Below the still is a true test kitchen: The Family Jones Spirit House’s bar and kitchen hybrid, coined the “Bitchen,” where team members work alongside one another, breaking down the barriers between front-of-house and back-of-house as diverse personalities mix and meld in close quarters. Food and drinks are prepared side-by-side in an open setting; the people preparing the dishes and drinks also deliver them to guests at the bar and throughout the dining room. A tableside bar-cart tasting service rounds out the experience.
The playful experimentation extends to both the food and cocktail offerings. The menu is comprised of 12-15 small plates, as well as a variety of cocktails made exclusively with The Family Jones spirits. Both menus are designed to be clean, vibrant, accessible and flexible – perfect for a casual beginning or end to a night on the town, and equally conducive to a guest-driven experience that could occupy an entire night.
Bar Manager Nick Touch operates a truly scratch bar. His custom crème de violet and crème de cacao add a unique twist to a classic martini.

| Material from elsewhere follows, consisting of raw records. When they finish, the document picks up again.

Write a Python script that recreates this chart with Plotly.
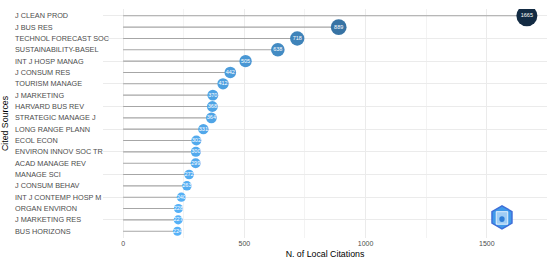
import math
import plotly.graph_objects as go

sources = ["J CLEAN PROD", "J BUS RES", "TECHNOL FORECAST SOC", "SUSTAINABILITY-BASEL",
           "INT J HOSP MANAG", "J CONSUM RES", "TOURISM MANAGE", "J MARKETING",
           "HARVARD BUS REV", "STRATEGIC MANAGE J", "LONG RANGE PLANN", "ECOL ECON",
           "ENVIRON INNOV SOC TR", "ACAD MANAGE REV", "MANAGE SCI", "J CONSUM BEHAV",
           "INT J CONTEMP HOSP M", "ORGAN ENVIRON", "J MARKETING RES", "BUS HORIZONS"]
citations = [1665, 889, 718, 638, 505, 442, 412, 370, 368, 364, 331, 302, 300, 299,
             272, 263, 240, 228, 227, 224]
x_ticks = [0, 500, 1000, 1500]

# stems from 0 to value
sx, sy = [], []
for s, v in zip(sources, citations):
    sx += [0, v, None]
    sy += [s, s, None]

vmin, vmax = min(citations), max(citations)
sizes = [(25 + 0.25 * v) ** 0.5 for v in citations]

fig = go.Figure()
fig.add_trace(go.Scatter(x=sx, y=sy, mode="lines",
                         line=dict(color="#A6A6A6", width=1.1),
                         hoverinfo="skip", showlegend=False))
fig.add_trace(go.Scatter(
    x=citations, y=sources, mode="markers+text",
    marker=dict(size=sizes, color=citations, cmin=vmin, cmax=vmax, opacity=1,
                colorscale=[[0, "#56B1F7"], [1, "#132B43"]], line=dict(width=0)),
    text=[str(v) for v in citations], textposition="middle center",
    textfont=dict(color="white", size=5.5, family="Liberation Sans"),
    showlegend=False))

# left-aligned source labels
for s in sources:
    fig.add_annotation(x=-0.2027, xref="paper", y=s, yref="y", text=s,
                       showarrow=False, xanchor="left",
                       font=dict(size=7.3, color="#4D4D4D", family="Liberation Sans"))

# logo-like hexagon
cx, cy, r = 0.8986, 0.09, 0.026
pts = []
for k in range(6):
    a = math.pi / 2 + k * math.pi / 3
    pts.append((cx + r * math.cos(a), cy + r * math.sin(a) * 444 / 229))
path = "M " + " L ".join(f"{px:.4f},{py:.4f}" for px, py in pts) + " Z"
fig.add_shape(type="path", xref="paper", yref="paper", path=path,
              fillcolor="#3F9AEA", line=dict(color="#3F6FD8", width=1.5))
fig.add_shape(type="rect", xref="paper", yref="paper",
              x0=cx - 0.013, x1=cx + 0.013, y0=cy - 0.03, y1=cy + 0.025,
              fillcolor="rgba(255,255,255,0.5)", line=dict(color="white", width=0.8))
fig.add_shape(type="circle", xref="paper", yref="paper",
              x0=cx - 0.006, x1=cx + 0.006, y0=cy - 0.02, y1=cy + 0.005,
              fillcolor="#2F7FD8", line=dict(width=0))

fig.update_layout(
    width=550, height=262,
    margin=dict(l=103, r=3, t=9, b=24),
    paper_bgcolor="white", plot_bgcolor="white",
    font=dict(family="Liberation Sans", color="black"),
    xaxis=dict(range=[-83, 1748], tickvals=x_ticks, ticks="", showline=False,
               zeroline=False, gridcolor="#EBEBEB", gridwidth=1,
               minor=dict(dtick=250, tick0=0, showgrid=True, gridcolor="#F3F3F3", gridwidth=0.6),
               tickfont=dict(size=7, color="#4D4D4D"), automargin=False,
               title=dict(text="N. of Local Citations", font=dict(size=8.8), standoff=4)),
    yaxis=dict(categoryorder="array", categoryarray=sources, autorange=False,
               range=[len(sources) - 0.4, -0.6], showticklabels=False, ticks="",
               showline=False, zeroline=False, gridcolor="#EBEBEB", gridwidth=1,
               automargin=False,
               title=dict(text="Cited Sources", font=dict(size=8.8), standoff=91)),
)

fig.write_html("out.html", config={"displayModeBar": False},
               post_script="document.body.style.margin='0';")
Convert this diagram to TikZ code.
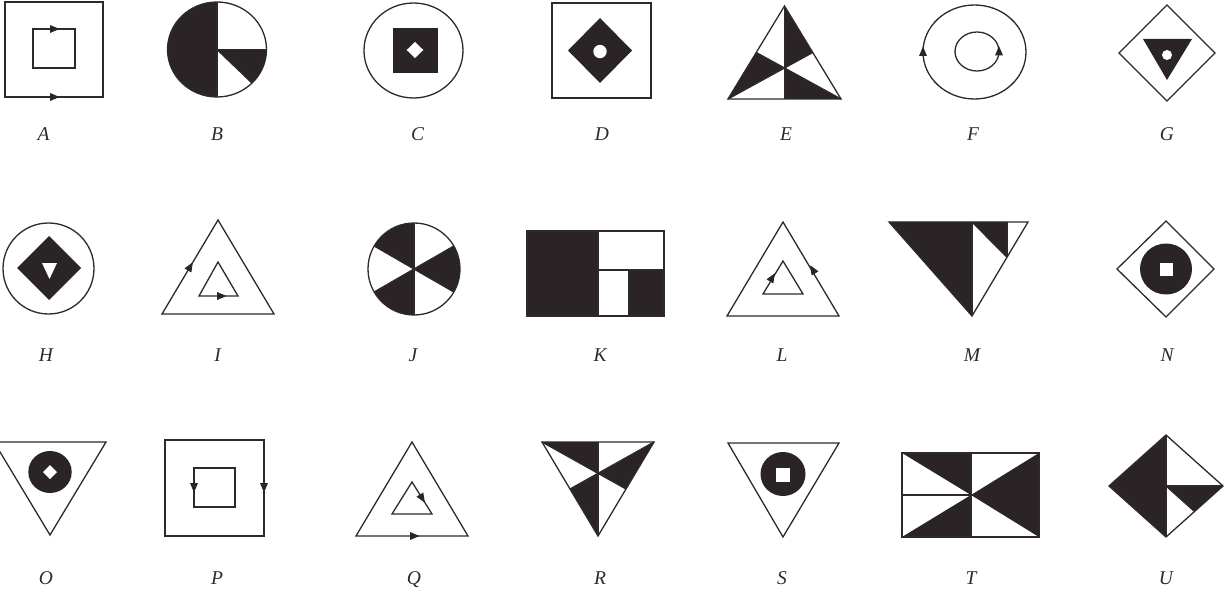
\documentclass[tikz,border=0pt]{standalone}
\usepackage{fontspec}
\setmainfont{Liberation Serif}
\usetikzlibrary{calc}
\definecolor{linec}{RGB}{46,42,44}
\definecolor{fillc}{RGB}{42,36,38}
\tikzset{
  ln/.style={line width=1.3pt, draw=linec, line join=miter},
  fl/.style={fill=fillc},
  wh/.style={fill=white},
  lbl/.style={font=\fontsize{19.5}{21}\selectfont\itshape, anchor=base, inner sep=0pt, text=linec}
}
\newcommand{\arrhd}[2]{\fill[fl,shift={#1},rotate=#2] (5.5,0) -- (-4,4) -- (-4,-4) -- cycle;}
\begin{document}
\begin{tikzpicture}[x=1pt,y=-1pt]
\useasboundingbox (0,0) rectangle (1229,596);
\fill[white] (0,0) rectangle (1229,596);
% ---------- Row 1 ----------
% A
\draw[ln] (5,2) rectangle (103,97);
\draw[ln] (33,29) rectangle (75,68);
\arrhd{(54,29)}{0}
\arrhd{(54,97)}{0}
% B
\fill[fl] (217,2) arc[start angle=90,end angle=270,x radius=49.5pt,y radius=47.5pt] -- cycle;
\fill[fl] (217,49.5) -- (266.5,49.5) arc[start angle=0,end angle=-45,x radius=49.5pt,y radius=47.5pt] -- cycle;
\draw[ln] (217,2) -- (217,97);
\draw[ln] (217,49.5) -- (266.5,49.5);
\draw[ln] (217,49.5) -- (252,83.1);
\draw[ln] (217,49.5) ellipse [x radius=49.5pt, y radius=47.5pt];
% C
\draw[ln] (413.5,50.5) ellipse [x radius=49.5pt, y radius=47.5pt];
\fill[fl] (393,28) rectangle (438,73);
\fill[wh] (415,42) -- (423.3,50) -- (415,58) -- (406.7,50) -- cycle;
% D
\draw[ln] (552,3) rectangle (651,98);
\fill[fl] (600,18) -- (632,50.5) -- (600,83) -- (568,50.5) -- cycle;
\fill[wh] (600,51.5) circle[radius=6.7pt];
% E
\coordinate (Ea) at (784.5,6);
\coordinate (El) at (728,99);
\coordinate (Er) at (841,99);
\coordinate (Eg) at (784.5,68);
\coordinate (Eml) at (756.25,52.5);
\coordinate (Emr) at (812.75,52.5);
\coordinate (Emb) at (784.5,99);
\fill[fl] (Ea) -- (Eg) -- (Emr) -- cycle;
\fill[fl] (El) -- (Eg) -- (Eml) -- cycle;
\fill[fl] (Er) -- (Eg) -- (Emb) -- cycle;
\draw[ln] (Ea) -- (Emb);
\draw[ln] (El) -- (Emr);
\draw[ln] (Er) -- (Eml);
\draw[ln] (Ea) -- (El) -- (Er) -- cycle;
% F
\draw[ln] (974.5,52) ellipse [x radius=51.5pt, y radius=47pt];
\draw[ln] (977,51.5) ellipse [x radius=22pt, y radius=19.5pt];
\arrhd{(923,52)}{90}
\arrhd{(999,51.5)}{90}
% G
\draw[ln] (1119,53) -- (1167,5) -- (1215,53) -- (1167,101) -- cycle;
\fill[fl] (1143,39) -- (1192,39) -- (1167,80) -- cycle;
\fill[wh] (1167,55) circle[radius=5pt];
% labels row 1
\node[lbl] (lA) at (43.5,141) {A};
\node[lbl] (lB) at (217,141) {B};
\node[lbl] (lC) at (417.5,141) {C};
\node[lbl] (lD) at (602,141) {D};
\node[lbl] (lE) at (786,141) {E};
\node[lbl] (lF) at (973,141) {F};
\node[lbl] (lG) at (1167,141) {G};
% ---------- Row 2 ----------
% H
\draw[ln] (48.5,268.5) ellipse [x radius=45.5pt, y radius=45.5pt];
\fill[fl] (17,268) -- (49,236) -- (81,268) -- (49,300) -- cycle;
\fill[wh] (42,263) -- (57,263) -- (49.5,279) -- cycle;
% I
\draw[ln] (218,220) -- (162,314) -- (274,314) -- cycle;
\draw[ln] (218,262) -- (199,296) -- (238,296) -- cycle;
\arrhd{(190,267)}{59.2}
\arrhd{(221,296)}{0}
% J
\fill[fl] (414,269) -- ++(90:46pt) arc[start angle=90,end angle=150,radius=46pt] -- cycle;
\fill[fl] (414,269) -- ++(210:46pt) arc[start angle=210,end angle=270,radius=46pt] -- cycle;
\fill[fl] (414,269) -- ++(-30:46pt) arc[start angle=-30,end angle=30,radius=46pt] -- cycle;
\draw[ln] ($(414,269)+(90:46pt)$) -- ($(414,269)+(270:46pt)$);
\draw[ln] ($(414,269)+(30:46pt)$) -- ($(414,269)+(210:46pt)$);
\draw[ln] ($(414,269)+(150:46pt)$) -- ($(414,269)+(330:46pt)$);
\draw[ln] (414,269) circle[radius=46pt];
% K
\fill[fl] (527,231) rectangle (598,316);
\fill[fl] (629,270) rectangle (664,316);
\draw[ln] (598,270) -- (664,270);
\draw[ln] (629,270) -- (629,316);
\draw[ln] (598,231) -- (598,316);
\draw[ln] (527,231) rectangle (664,316);
% L
\draw[ln] (783,222) -- (727,316) -- (839,316) -- cycle;
\draw[ln] (783,261) -- (763,294) -- (803,294) -- cycle;
\arrhd{(772,278)}{58.8}
\arrhd{(813,270)}{120.8}
% M
\fill[fl] (889,222) -- (972,222) -- (972,316) -- cycle;
\fill[fl] (972,222) -- (1007,222) -- (1007,257.25) -- cycle;
\draw[ln] (972,222) -- (972,316);
\draw[ln] (1007,222) -- (1007,257.25);
\draw[ln] (972,222) -- (1007,257.25);
\draw[ln] (889,222) -- (1028,222) -- (972,316) -- cycle;
% N
\draw[ln] (1117,269) -- (1166,221) -- (1214,269) -- (1166,317) -- cycle;
\fill[fl] (1166,269) ellipse [x radius=26pt, y radius=25.5pt];
\fill[wh] (1159.5,262.5) rectangle (1172.5,275.5);
% labels row 2
\node[lbl] (lH) at (46,361.5) {H};
\node[lbl] (lI) at (217.5,361.5) {I};
\node[lbl] (lJ) at (413,361.5) {J};
\node[lbl] (lK) at (600,361.5) {K};
\node[lbl] (lL) at (782,361.5) {L};
\node[lbl] (lM) at (972,361.5) {M};
\node[lbl] (lN) at (1167,361.5) {N};
% ---------- Row 3 ----------
% O
\draw[ln] (-6,442) -- (106,442) -- (50,535) -- cycle;
\fill[fl] (50,472) ellipse [x radius=21.7pt, y radius=21pt];
\fill[wh] (50,465) -- (57,472) -- (50,479) -- (43,472) -- cycle;
% P
\draw[ln] (165,440) rectangle (264,536);
\draw[ln] (194,468) rectangle (235,507);
\arrhd{(194,487)}{-90}
\arrhd{(264,487)}{-90}
% Q
\draw[ln] (412,442) -- (356,536) -- (468,536) -- cycle;
\draw[ln] (412,482) -- (392,514) -- (432,514) -- cycle;
\arrhd{(422,498)}{-58}
\arrhd{(414,536)}{0}
% R
\coordinate (Rl) at (542,442);
\coordinate (Rr) at (654,442);
\coordinate (Rb) at (598,536);
\coordinate (Rg) at (598,473.3);
\coordinate (Rmt) at (598,442);
\coordinate (Rml) at (570,489);
\coordinate (Rmr) at (626,489);
\fill[fl] (Rl) -- (Rmt) -- (Rg) -- cycle;
\fill[fl] (Rml) -- (Rg) -- (Rb) -- cycle;
\fill[fl] (Rmr) -- (Rg) -- (Rr) -- cycle;
\draw[ln] (Rmt) -- (Rb);
\draw[ln] (Rl) -- (Rmr);
\draw[ln] (Rr) -- (Rml);
\draw[ln] (Rl) -- (Rr) -- (Rb) -- cycle;
% S
\draw[ln] (728,443) -- (839,443) -- (783,537) -- cycle;
\fill[fl] (783,474) ellipse [x radius=22.5pt, y radius=22pt];
\fill[wh] (776,468) rectangle (790,482);
% T
\fill[fl] (902,453) -- (971,453) -- (971,495) -- cycle;
\fill[fl] (971,495) -- (902,537) -- (971,537) -- cycle;
\fill[fl] (971,495) -- (1039,453) -- (1039,537) -- cycle;
\draw[ln] (902,495) -- (971,495);
\draw[ln] (971,453) -- (971,537);
\draw[ln] (902,453) rectangle (1039,537);
% U
\fill[fl] (1166,435) -- (1109,486) -- (1166,537) -- cycle;
\fill[fl] (1166,486) -- (1223,486) -- (1194.5,511.5) -- cycle;
\draw[ln] (1166,435) -- (1166,537);
\draw[ln] (1166,486) -- (1223,486);
\draw[ln] (1166,486) -- (1194.5,511.5);
\draw[ln] (1166,435) -- (1223,486) -- (1166,537) -- (1109,486) -- cycle;
% labels row 3
\node[lbl] (lO) at (46,584) {O};
\node[lbl] (lP) at (217,584) {P};
\node[lbl] (lQ) at (414,584) {Q};
\node[lbl] (lR) at (600,584) {R};
\node[lbl] (lS) at (782,584) {S};
\node[lbl] (lT) at (971,584) {T};
\node[lbl] (lU) at (1166,584) {U};
\end{tikzpicture}
\end{document}
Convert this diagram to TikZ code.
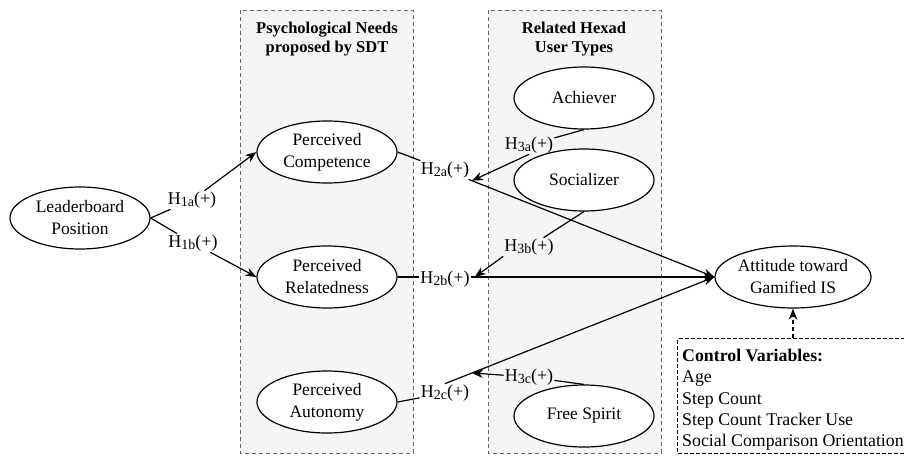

The Rock-n-Rye blends Stop Gap Rye whiskey with a selection from the more than 100 botanicals and spices used by Touch and Masters in the distillation lab. An Amaretto sour variation is spiced up with the addition of a house-made Colorado pine Amaretto.
“It’s a unique challenge leading a bar program that requires making everything from raw ingredients,” said Touch. “We don’t have the luxury of buying standard modifiers found on most bar-backs, so we have to make our own. I had the challenge of taking something like vermouth, an ingredient a lot of bartenders take for granted, and breaking it down to rebuild it back up in-house.”
Highlights from Executive Chef Tim Dotson’s menu include three-cheese fondue, served in an heirloom pumpkin with vegetable skewers; a pepita crumble with hot-buttered bourbon croutons; and a spin on pork and beans with house-made sausage, heirloom beans, sour cherries, pistachio, collard greens and a chorizo vinaigrette.
Cucci says his collaboration on The Family Jones was a no-brainer, “I am very excited to collaborate with the different people on this project,” said Cucci. “Getting to work with Chef Tim Dotson and Bartender Nick Touch, as well as entrepreneurs like Paul and Jack has been incredible; we are all committed to excellence. What we have come up with is a surprise, and we are excited to share it with Denver.”